First, a work is in progress between organizers and invited speakers to build an illustrative example that would serve as a common basis for discussion (cf benchmark section) that will be improved (e.g. letting room for norms definition or social context)). We think it is crucial, to capture the subtlety of the work of each other and to built a common ground regarding the subject we want to tackle.

Second, invited speakers will bring their own expertise to focus on a particular aspect of theory of mind. For now, Laura Hiatt (Research Scientist at the U.S. Naval Research Laboratory in Washington) and Severin Lemaignan (Lecturer at the Centre for Robotics and Neural Systems Plymouth University) have confirmed their interest for the workshop and their participation. As roboticists, they will both bring their complementary expertise of the cognitive concept of Theory of Mind applied to robots, and how this may improve and enrich human-robot interaction. On the philosophy side, Tadeusz Wieslaw Zawidzki (Associate professor and chair of philosophy at George Washington University) is also confirmed and he will bring is expertise regarding the way “mindshaping” could facilitate human social cognition. We seek to find one or two others invited speakers (some invitations are still pending). Finally, Sandra Lasry (Doctoral candidate in Cognitive Science at Institut Jean Nicod) will give her expertise on how theory of mind play a role in the development of joint action.
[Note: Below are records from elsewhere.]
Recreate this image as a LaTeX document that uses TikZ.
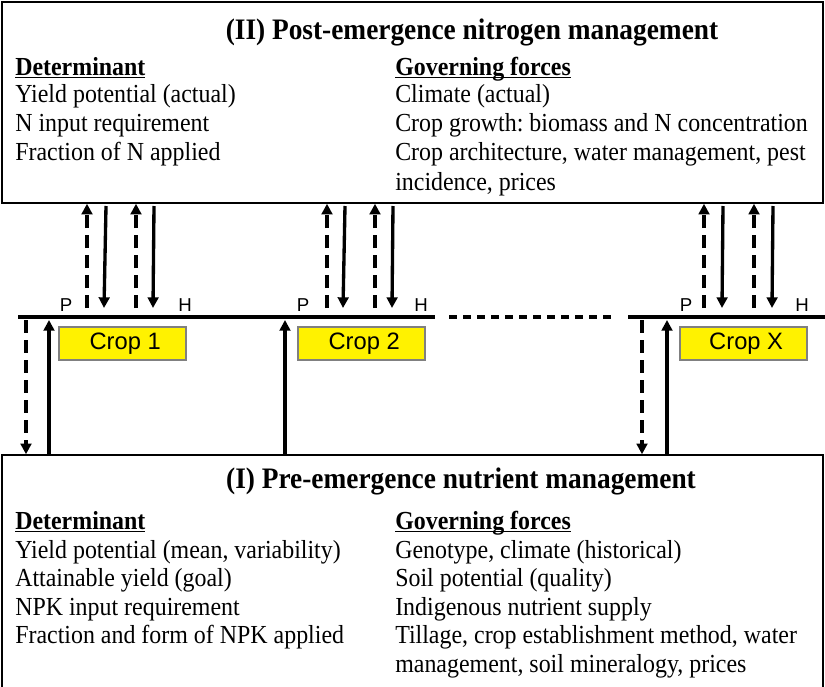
\documentclass[tikz,border=0pt]{standalone}
\usepackage{fontspec}
\setmainfont{Liberation Serif}[FakeStretch=0.92]
\newfontfamily\arial{Liberation Sans}
\usetikzlibrary{arrows.meta,positioning}
\newcommand\headline[1]{\underline{\smash{\textbf{#1}}}}

\tikzset{
  panel/.style={draw, line width=1.1pt, inner sep=0pt, minimum width=615.75pt},
  heading/.style={anchor=base, font=\fontsize{22.3}{26}\selectfont\bfseries},
  txt/.style={anchor=base west, inner sep=0pt, font=\fontsize{19.5}{23}\selectfont},
  crop/.style={draw=gray, fill=yellow, line width=0.8pt, minimum width=95.25pt, minimum height=24.75pt, inner sep=0pt, font=\arial\fontsize{17.8}{20}\selectfont},
  ph/.style={anchor=base, inner sep=0pt, font=\arial\fontsize{14}{16}\selectfont},
  flow/.style={line width=2.5pt, -{Triangle[length=8pt,width=8pt]}},
  dflow/.style={flow, dash pattern=on 10pt off 5pt},
  season/.style={line width=2.6pt}
}

\begin{document}
\begin{tikzpicture}[x=0.75pt,y=-0.75pt]
	\clip (0,0) rectangle (825,686);
	\useasboundingbox (0,0) rectangle (825,686);
	
	% (II) post-emergence box
	\node[panel, minimum height=150.75pt] (post) at (412.5,102.5) {};
	\node[heading] (postT) at (472,39) {(II) Post-emergence nitrogen management};
	\node[txt] (postD)  at (15,75)  {\headline{Determinant}};
	\node[txt] (postD1) at (15,102) {Yield potential (actual)};
	\node[txt] (postD2) at (15,131) {N input requirement};
	\node[txt] (postD3) at (15,160) {Fraction of N applied};
	\node[txt] (postG)  at (395,75)  {\headline{Governing forces}};
	\node[txt] (postG1) at (395,102) {Climate (actual)};
	\node[txt] (postG2) at (395,131) {Crop growth:\ biomass and N concentration};
	\node[txt] (postG3) at (395,160) {Crop architecture,\ water management,\ pest};
	\node[txt] (postG4) at (395,190) {incidence,\ prices};
	
	% (I) pre-emergence box
	\node[panel, minimum height=183.75pt] (pre) at (412.5,577.5) {};
	\node[heading] (preT) at (461,488) {(I) Pre-emergence nutrient management};
	\node[txt] (preD)  at (15,529) {\headline{Determinant}};
	\node[txt] (preD1) at (15,558) {Yield potential (mean, variability)};
	\node[txt] (preD2) at (15,586) {Attainable yield (goal)};
	\node[txt] (preD3) at (15,615) {NPK input requirement};
	\node[txt] (preD4) at (15,643) {Fraction and form of NPK applied};
	\node[txt] (preG)  at (395,529) {\headline{Governing forces}};
	\node[txt] (preG1) at (395,558) {Genotype, climate (historical)};
	\node[txt] (preG2) at (395,586) {Soil potential (quality)};
	\node[txt] (preG3) at (395,615) {Indigenous nutrient supply};
	\node[txt] (preG4) at (395,643) {Tillage, crop establishment method, water};
	\node[txt] (preG5) at (395,672) {management, soil mineralogy, prices};
	
	% season line
	\coordinate (s1) at (18,317);
	\coordinate (s2) at (435,317);
	\coordinate (s3) at (449,317);
	\coordinate (s4) at (617,317);
	\coordinate (s5) at (628,317);
	\coordinate (s6) at (825,317);
	\draw[season] (s1) -- (s2);
	\draw[season, dash pattern=on 6pt off 4.5pt] (s3) -- (s4);
	\draw[season] (s5) -- (s6);
	
	% crops
	\node[crop] (crop1) at (122.5,343.5) {\hspace{4pt}Crop 1};
	\node[crop] (crop2) at (361.5,343.5) {\hspace{4pt}Crop 2};
	\node[crop] (cropX) at (743.5,343.5) {\hspace{4pt}Crop X};
	\node[ph] (P1) at (66,311)  {P};
	\node[ph] (H1) at (185,311) {H};
	\node[ph] (P2) at (303,311) {P};
	\node[ph] (H2) at (421,311) {H};
	\node[ph] (PX) at (686,311) {P};
	\node[ph] (HX) at (802,311) {H};
	
	% crop 1 <-> box II
	\coordinate (u1a) at (87,308);   \coordinate (u1b) at (136,308);
	\coordinate (d1a) at (104,308);  \coordinate (d1b) at (153,308);
	\coordinate (t1a) at (106,206);  \coordinate (t1b) at (154,206);
	\draw[dflow] (u1a) -- (u1a |- post.south);
	\draw[dflow] (u1b) -- (u1b |- post.south);
	\draw[flow] (t1a) -- (d1a);
	\draw[flow] (t1b) -- (d1b);
	
	% crop 2 <-> box II
	\coordinate (u2a) at (327,308);  \coordinate (u2b) at (375,308);
	\coordinate (d2a) at (343,308);  \coordinate (d2b) at (392,308);
	\coordinate (t2a) at (345,206);  \coordinate (t2b) at (393,206);
	\draw[dflow] (u2a) -- (u2a |- post.south);
	\draw[dflow] (u2b) -- (u2b |- post.south);
	\draw[flow] (t2a) -- (d2a);
	\draw[flow] (t2b) -- (d2b);
	
	% crop X <-> box II
	\coordinate (uXa) at (704,308);  \coordinate (uXb) at (754,308);
	\coordinate (dXa) at (722,308);  \coordinate (dXb) at (772,308);
	\coordinate (tXa) at (723,206);  \coordinate (tXb) at (773,206);
	\draw[dflow] (uXa) -- (uXa |- post.south);
	\draw[dflow] (uXb) -- (uXb |- post.south);
	\draw[flow] (tXa) -- (dXa);
	\draw[flow] (tXb) -- (dXb);
	
	% box I <-> season line
	\coordinate (b1a) at (26,320);   \coordinate (b1b) at (49,320);
	\coordinate (b2b) at (285,320);
	\coordinate (bXa) at (642,320);  \coordinate (bXb) at (667,320);
	\draw[dflow] (b1a) -- (b1a |- pre.north);
	\draw[flow] (b1b |- pre.north) -- (b1b);
	\draw[flow] (b2b |- pre.north) -- (b2b);
	\draw[dflow] (bXa) -- (bXa |- pre.north);
	\draw[flow] (bXb |- pre.north) -- (bXb);
\end{tikzpicture}
\end{document}
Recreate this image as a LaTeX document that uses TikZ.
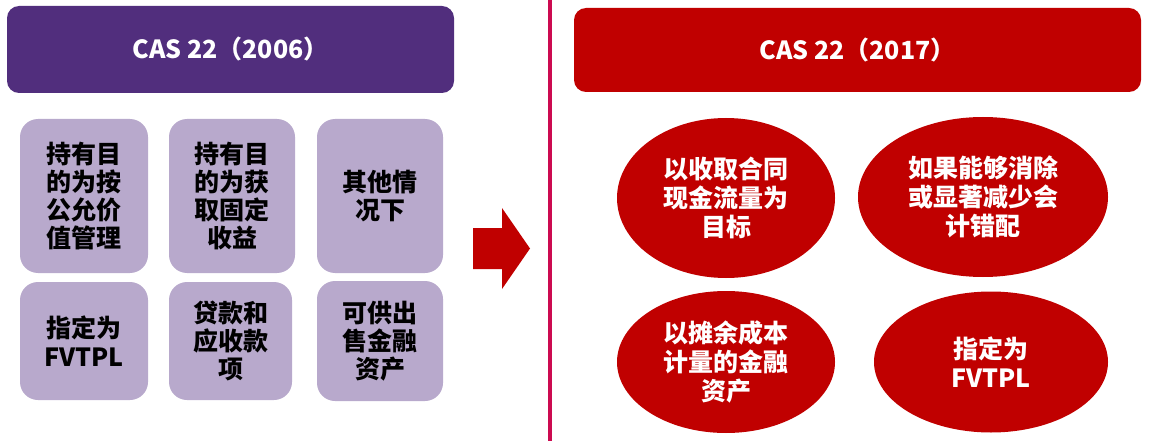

Third, we want to organize a practical work for the participants. Divided in two groups, workshop participants, based on the illustrative example, will try to propose on one side to model it with theory of mind models and on the other side to discuss about how to model it with norms and common knowledge. A wrap-up of this hands-on session will be done by the organizers.

Fourth, an open call for papers will be issued for the workshop and selected papers will have the opportunity to be presented. Presenters will be strongly encouraged to have the illustrative example in mind for their contribution and in their presentation.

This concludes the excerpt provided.